- Task goal
Return only the lines running from the line with "Generate a Python" down to the line with "from bokeh.resources import INLINE", both included, exactly as they appear.

- Records for processing
------------------------------------------------
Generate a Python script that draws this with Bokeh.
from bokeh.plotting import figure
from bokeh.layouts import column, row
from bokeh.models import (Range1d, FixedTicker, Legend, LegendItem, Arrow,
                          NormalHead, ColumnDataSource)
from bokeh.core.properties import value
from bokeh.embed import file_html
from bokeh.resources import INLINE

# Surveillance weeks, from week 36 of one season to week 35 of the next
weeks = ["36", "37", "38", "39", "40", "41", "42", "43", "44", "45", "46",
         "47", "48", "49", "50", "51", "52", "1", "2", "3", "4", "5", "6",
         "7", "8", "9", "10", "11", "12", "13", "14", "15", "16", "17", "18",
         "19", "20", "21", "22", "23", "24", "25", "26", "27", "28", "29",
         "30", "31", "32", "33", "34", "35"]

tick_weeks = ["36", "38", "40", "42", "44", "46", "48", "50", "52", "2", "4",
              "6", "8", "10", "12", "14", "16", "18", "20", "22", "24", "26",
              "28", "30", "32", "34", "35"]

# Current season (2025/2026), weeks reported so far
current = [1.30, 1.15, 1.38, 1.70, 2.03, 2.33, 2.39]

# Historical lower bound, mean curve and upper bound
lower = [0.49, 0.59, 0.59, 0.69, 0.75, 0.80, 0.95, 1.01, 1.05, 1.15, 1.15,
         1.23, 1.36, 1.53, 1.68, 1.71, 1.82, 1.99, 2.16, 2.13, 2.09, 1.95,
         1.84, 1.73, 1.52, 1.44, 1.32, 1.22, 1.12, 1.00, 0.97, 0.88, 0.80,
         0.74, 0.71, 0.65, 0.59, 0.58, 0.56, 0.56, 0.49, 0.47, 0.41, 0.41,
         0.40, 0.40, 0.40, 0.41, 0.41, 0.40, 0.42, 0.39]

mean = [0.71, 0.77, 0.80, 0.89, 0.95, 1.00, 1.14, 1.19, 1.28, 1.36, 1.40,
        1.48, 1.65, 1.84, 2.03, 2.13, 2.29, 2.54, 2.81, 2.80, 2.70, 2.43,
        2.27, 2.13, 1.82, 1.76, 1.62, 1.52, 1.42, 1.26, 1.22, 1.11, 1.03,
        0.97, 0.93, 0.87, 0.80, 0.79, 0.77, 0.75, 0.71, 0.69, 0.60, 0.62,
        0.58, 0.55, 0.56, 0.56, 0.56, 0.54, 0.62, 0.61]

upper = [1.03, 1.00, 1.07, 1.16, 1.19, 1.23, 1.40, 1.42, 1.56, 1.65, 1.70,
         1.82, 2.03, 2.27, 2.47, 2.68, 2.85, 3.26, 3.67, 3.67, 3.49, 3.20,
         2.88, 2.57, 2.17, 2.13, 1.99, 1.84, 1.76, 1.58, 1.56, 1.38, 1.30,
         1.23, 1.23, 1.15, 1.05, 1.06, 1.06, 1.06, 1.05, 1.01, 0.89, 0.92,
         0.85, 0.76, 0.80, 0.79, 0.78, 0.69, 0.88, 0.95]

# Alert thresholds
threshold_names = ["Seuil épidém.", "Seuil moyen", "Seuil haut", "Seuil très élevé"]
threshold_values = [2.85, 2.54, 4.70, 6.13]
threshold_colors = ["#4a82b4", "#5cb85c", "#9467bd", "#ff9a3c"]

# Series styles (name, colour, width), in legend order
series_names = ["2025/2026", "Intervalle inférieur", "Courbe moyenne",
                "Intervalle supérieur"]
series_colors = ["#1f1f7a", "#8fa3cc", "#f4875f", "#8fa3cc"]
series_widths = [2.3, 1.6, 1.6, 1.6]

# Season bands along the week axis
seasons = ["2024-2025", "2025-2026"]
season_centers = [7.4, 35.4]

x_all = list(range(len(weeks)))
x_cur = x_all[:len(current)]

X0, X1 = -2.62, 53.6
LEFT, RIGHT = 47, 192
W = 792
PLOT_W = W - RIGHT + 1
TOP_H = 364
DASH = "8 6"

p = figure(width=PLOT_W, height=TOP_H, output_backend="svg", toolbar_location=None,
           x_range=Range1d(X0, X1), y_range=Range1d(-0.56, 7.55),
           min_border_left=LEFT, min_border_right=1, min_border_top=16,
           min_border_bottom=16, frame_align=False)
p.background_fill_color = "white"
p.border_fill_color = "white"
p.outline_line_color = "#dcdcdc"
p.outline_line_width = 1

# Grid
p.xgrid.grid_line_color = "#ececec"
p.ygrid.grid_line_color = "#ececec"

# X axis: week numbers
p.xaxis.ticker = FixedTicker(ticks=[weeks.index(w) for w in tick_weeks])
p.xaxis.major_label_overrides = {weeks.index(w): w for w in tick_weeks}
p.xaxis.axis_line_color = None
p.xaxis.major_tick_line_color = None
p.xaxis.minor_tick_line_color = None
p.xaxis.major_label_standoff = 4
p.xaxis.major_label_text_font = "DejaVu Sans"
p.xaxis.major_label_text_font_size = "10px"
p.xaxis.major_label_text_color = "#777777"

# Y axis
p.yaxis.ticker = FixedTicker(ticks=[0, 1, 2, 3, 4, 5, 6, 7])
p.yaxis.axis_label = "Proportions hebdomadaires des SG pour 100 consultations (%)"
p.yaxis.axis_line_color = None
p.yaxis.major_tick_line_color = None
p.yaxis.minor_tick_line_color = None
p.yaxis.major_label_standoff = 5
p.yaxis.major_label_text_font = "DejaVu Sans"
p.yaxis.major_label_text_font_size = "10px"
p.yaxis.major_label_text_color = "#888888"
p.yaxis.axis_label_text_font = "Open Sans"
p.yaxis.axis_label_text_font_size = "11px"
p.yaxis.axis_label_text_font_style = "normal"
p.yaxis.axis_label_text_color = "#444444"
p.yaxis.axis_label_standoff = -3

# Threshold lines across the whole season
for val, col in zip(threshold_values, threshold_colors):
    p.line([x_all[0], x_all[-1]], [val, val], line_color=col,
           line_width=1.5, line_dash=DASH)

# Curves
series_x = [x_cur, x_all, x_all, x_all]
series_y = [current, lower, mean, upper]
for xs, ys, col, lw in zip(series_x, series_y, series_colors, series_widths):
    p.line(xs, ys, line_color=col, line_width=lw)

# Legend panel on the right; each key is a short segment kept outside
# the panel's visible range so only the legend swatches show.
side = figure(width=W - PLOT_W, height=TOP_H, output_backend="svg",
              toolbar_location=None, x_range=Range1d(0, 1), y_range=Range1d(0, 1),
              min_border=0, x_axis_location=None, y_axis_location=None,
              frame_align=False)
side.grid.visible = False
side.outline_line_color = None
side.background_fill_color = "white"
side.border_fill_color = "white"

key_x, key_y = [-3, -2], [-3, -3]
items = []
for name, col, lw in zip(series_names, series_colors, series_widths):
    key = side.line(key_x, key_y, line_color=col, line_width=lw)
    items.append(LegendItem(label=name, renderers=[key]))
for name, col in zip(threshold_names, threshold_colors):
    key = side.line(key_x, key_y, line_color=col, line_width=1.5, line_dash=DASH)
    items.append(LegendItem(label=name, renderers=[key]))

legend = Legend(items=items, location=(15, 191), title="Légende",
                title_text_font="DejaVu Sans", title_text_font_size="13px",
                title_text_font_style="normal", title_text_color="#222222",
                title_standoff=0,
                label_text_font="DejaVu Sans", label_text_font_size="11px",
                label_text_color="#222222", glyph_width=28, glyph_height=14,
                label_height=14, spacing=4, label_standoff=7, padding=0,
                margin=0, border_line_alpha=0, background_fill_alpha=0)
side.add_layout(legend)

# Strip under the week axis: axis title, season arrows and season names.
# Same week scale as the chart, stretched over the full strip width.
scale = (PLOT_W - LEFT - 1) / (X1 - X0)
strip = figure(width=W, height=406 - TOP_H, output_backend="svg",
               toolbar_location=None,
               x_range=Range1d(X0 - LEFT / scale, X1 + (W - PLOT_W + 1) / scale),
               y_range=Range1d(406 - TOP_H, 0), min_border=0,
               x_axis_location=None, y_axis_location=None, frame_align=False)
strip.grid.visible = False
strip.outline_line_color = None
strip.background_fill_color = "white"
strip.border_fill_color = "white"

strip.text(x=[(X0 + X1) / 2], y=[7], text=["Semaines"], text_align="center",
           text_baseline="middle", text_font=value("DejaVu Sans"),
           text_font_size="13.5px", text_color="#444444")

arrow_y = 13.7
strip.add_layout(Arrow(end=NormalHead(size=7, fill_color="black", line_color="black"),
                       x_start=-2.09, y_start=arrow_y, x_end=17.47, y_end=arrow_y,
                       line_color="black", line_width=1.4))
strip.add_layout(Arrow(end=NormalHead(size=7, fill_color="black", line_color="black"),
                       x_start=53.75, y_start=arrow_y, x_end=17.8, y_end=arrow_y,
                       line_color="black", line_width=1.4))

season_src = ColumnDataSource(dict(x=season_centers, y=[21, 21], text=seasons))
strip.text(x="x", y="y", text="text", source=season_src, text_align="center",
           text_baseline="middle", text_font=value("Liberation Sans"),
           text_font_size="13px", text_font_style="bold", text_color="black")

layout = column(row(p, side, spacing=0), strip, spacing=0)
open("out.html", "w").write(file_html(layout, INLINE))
------------------------------------------------
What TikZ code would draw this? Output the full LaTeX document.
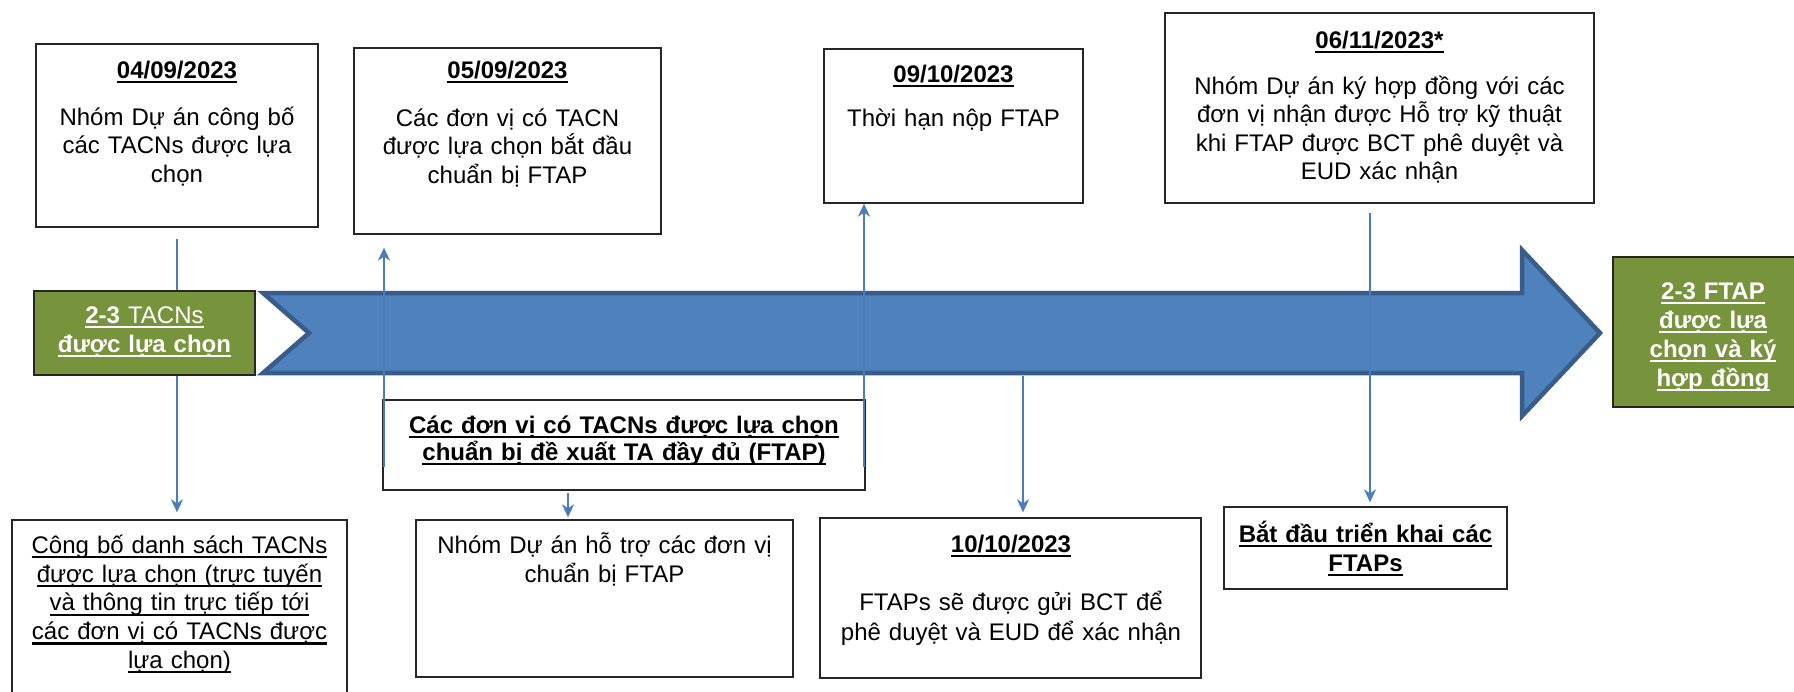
------------------------------------------------
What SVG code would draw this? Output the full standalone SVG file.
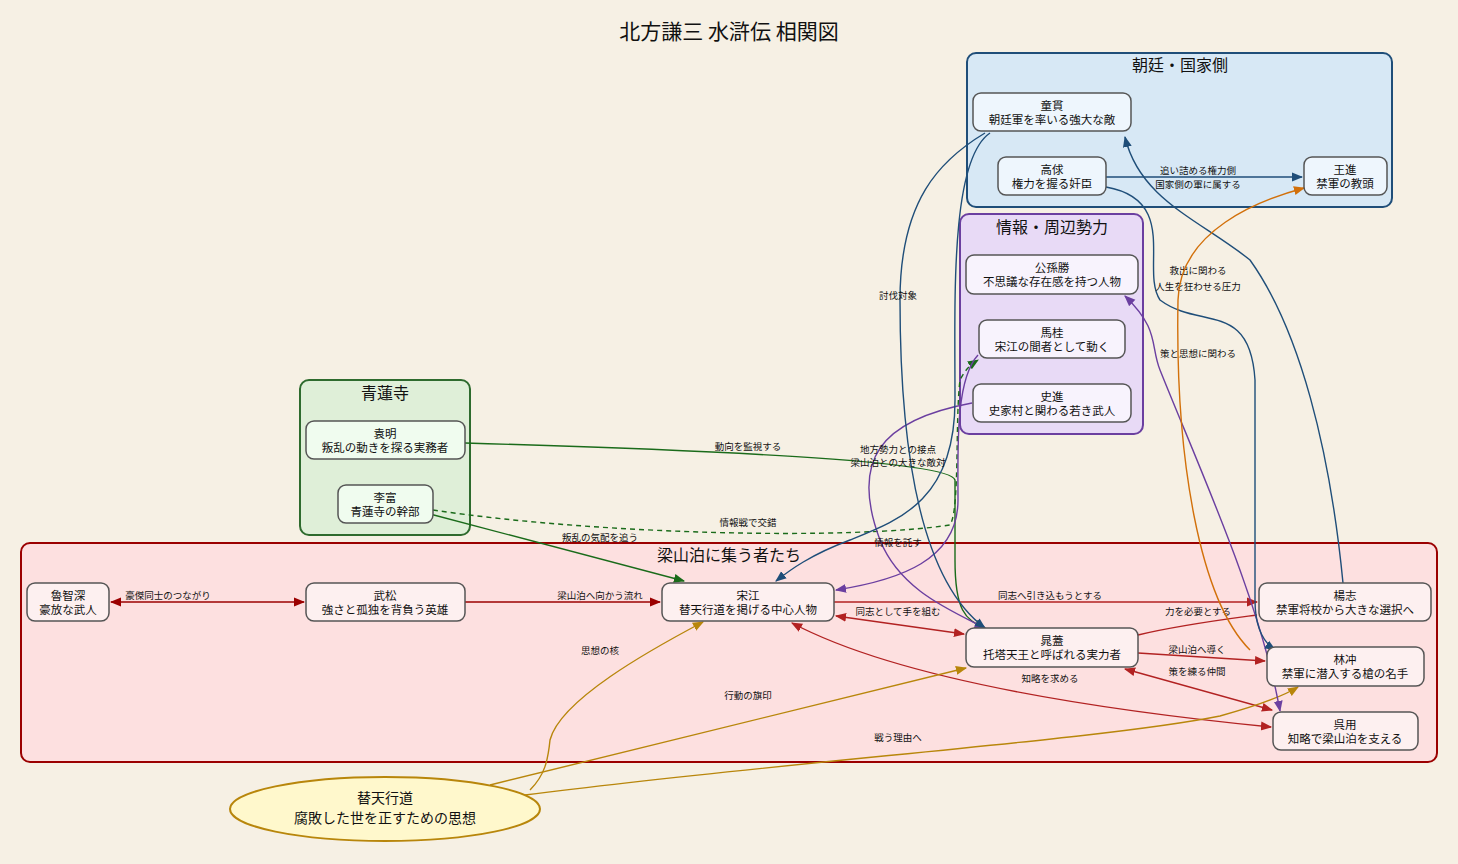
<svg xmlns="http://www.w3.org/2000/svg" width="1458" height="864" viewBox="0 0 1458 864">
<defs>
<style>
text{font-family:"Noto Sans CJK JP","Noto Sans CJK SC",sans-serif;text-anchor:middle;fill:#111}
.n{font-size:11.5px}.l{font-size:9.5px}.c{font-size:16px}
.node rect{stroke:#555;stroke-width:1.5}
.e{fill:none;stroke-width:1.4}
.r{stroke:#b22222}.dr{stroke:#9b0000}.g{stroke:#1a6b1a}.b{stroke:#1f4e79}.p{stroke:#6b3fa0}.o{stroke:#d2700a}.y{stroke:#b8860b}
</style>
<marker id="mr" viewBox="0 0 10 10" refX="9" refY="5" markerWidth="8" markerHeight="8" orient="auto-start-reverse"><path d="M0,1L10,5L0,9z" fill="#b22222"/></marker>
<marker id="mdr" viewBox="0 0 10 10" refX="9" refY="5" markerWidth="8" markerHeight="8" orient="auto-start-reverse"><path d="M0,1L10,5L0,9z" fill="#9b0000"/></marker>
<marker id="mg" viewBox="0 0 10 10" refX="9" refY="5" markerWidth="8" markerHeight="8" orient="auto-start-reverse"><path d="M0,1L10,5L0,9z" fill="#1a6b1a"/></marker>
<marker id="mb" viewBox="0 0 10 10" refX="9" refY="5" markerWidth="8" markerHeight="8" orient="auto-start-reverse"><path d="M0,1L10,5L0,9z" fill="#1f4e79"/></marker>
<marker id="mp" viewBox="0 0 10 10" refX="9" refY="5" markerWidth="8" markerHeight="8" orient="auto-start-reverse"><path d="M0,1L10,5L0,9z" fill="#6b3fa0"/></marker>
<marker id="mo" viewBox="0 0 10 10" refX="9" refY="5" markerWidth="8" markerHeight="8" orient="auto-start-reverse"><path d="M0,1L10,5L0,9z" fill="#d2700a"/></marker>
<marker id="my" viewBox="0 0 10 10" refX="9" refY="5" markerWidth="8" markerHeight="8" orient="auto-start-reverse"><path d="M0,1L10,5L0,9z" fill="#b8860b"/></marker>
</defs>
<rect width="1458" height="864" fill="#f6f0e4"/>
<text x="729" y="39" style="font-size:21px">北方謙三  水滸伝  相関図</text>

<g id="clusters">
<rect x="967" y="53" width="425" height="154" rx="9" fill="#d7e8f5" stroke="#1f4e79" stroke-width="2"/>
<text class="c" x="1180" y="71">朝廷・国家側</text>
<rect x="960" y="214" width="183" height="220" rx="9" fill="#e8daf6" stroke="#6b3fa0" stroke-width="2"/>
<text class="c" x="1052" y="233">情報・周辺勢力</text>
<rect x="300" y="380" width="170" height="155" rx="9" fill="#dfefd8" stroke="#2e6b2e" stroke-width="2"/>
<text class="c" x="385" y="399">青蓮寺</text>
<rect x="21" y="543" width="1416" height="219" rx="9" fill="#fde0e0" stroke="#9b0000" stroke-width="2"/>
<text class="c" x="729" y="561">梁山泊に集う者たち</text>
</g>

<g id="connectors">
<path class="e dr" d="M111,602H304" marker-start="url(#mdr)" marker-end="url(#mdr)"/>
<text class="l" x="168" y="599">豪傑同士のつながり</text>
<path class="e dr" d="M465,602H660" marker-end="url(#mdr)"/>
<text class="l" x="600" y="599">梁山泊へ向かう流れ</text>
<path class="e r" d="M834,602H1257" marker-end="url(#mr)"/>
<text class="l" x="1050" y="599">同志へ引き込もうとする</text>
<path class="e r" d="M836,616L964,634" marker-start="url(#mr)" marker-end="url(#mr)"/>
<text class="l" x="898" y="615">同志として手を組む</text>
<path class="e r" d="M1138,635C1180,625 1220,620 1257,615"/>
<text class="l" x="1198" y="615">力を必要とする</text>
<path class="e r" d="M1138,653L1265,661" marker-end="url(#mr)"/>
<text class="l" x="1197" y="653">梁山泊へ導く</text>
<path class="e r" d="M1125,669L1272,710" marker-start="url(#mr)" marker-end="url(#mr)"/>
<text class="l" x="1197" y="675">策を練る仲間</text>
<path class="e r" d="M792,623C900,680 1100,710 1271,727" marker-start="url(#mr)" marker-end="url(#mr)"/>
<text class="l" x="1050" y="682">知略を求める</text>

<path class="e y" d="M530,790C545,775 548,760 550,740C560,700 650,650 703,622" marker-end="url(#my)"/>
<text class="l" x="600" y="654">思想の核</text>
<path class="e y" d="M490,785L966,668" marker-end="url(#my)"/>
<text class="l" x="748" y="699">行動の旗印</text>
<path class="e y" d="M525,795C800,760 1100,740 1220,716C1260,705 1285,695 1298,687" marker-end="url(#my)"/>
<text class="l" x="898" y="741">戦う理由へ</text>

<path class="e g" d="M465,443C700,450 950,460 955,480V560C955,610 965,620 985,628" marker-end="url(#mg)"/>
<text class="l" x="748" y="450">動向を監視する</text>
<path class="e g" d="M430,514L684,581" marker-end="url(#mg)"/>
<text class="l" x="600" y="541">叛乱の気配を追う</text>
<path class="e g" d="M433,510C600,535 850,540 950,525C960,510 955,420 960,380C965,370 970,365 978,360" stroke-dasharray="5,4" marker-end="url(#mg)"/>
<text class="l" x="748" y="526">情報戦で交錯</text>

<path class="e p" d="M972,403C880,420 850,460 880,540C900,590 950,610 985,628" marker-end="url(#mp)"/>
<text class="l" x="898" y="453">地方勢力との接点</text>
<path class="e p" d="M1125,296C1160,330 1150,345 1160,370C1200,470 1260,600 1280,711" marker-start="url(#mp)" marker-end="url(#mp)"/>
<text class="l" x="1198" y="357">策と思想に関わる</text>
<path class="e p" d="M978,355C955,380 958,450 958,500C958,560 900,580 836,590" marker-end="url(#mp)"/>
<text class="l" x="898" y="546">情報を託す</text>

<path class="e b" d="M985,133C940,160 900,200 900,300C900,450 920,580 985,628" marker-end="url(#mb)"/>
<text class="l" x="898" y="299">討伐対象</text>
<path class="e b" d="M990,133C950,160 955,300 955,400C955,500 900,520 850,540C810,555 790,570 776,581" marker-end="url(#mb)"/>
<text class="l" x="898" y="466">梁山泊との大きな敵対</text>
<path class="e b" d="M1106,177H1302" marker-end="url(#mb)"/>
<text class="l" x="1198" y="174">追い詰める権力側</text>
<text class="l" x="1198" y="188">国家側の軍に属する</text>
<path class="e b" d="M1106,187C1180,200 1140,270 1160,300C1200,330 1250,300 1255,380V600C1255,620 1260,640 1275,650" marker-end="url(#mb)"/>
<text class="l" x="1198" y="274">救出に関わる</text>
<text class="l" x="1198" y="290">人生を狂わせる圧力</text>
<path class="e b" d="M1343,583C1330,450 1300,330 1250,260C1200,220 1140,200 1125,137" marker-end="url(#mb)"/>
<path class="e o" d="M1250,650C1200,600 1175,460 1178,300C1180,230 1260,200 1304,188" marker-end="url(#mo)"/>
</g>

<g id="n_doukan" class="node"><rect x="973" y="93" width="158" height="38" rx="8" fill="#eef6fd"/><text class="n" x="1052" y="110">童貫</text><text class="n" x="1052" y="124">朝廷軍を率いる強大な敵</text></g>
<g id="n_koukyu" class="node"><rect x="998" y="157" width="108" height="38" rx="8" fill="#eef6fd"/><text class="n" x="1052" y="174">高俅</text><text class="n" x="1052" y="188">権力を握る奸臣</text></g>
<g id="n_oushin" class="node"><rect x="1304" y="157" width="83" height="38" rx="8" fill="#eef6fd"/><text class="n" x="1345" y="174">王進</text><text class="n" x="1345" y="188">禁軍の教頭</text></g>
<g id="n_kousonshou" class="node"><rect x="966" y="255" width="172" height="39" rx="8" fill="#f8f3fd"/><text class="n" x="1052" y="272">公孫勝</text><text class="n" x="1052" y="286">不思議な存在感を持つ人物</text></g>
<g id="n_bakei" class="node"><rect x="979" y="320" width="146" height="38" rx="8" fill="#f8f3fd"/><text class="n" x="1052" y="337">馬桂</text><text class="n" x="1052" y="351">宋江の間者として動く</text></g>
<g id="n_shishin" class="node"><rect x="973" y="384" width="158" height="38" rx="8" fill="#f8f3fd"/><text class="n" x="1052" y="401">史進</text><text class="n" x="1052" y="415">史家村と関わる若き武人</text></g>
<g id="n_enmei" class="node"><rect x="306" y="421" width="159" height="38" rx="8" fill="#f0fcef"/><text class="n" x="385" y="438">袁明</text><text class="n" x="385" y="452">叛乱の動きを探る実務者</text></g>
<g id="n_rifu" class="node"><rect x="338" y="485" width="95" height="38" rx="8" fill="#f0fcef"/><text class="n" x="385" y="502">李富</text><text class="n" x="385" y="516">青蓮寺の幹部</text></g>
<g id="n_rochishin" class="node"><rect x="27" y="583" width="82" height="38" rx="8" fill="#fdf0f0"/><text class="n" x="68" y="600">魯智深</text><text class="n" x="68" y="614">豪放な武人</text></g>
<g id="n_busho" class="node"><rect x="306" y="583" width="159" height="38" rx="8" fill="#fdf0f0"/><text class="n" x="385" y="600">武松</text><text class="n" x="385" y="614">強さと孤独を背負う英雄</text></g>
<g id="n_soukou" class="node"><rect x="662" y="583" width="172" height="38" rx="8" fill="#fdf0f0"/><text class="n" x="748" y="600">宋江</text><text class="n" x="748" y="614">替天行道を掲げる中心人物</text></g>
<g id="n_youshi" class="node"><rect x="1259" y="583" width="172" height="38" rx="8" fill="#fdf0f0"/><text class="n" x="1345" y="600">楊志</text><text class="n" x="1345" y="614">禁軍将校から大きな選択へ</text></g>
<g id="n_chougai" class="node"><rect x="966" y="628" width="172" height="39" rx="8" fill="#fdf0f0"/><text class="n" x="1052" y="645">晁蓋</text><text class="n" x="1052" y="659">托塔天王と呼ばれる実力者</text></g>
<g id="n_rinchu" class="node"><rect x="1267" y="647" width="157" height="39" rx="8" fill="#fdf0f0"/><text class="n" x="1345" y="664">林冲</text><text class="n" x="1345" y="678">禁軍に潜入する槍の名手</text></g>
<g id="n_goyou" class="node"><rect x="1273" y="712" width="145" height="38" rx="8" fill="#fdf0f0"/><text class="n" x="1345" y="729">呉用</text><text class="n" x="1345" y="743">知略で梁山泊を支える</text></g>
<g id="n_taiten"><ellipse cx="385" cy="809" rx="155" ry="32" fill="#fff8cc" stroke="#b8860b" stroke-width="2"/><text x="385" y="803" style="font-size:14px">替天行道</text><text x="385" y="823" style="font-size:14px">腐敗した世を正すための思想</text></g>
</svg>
------------------------------------------------
- Finished exercise
Generate a Python script that draws this with Bokeh.
from bokeh.plotting import figure
from bokeh.layouts import column, row
from bokeh.models import (Range1d, FixedTicker, Legend, LegendItem, Arrow,
                          NormalHead, ColumnDataSource)
from bokeh.core.properties import value
from bokeh.embed import file_html
from bokeh.resources import INLINE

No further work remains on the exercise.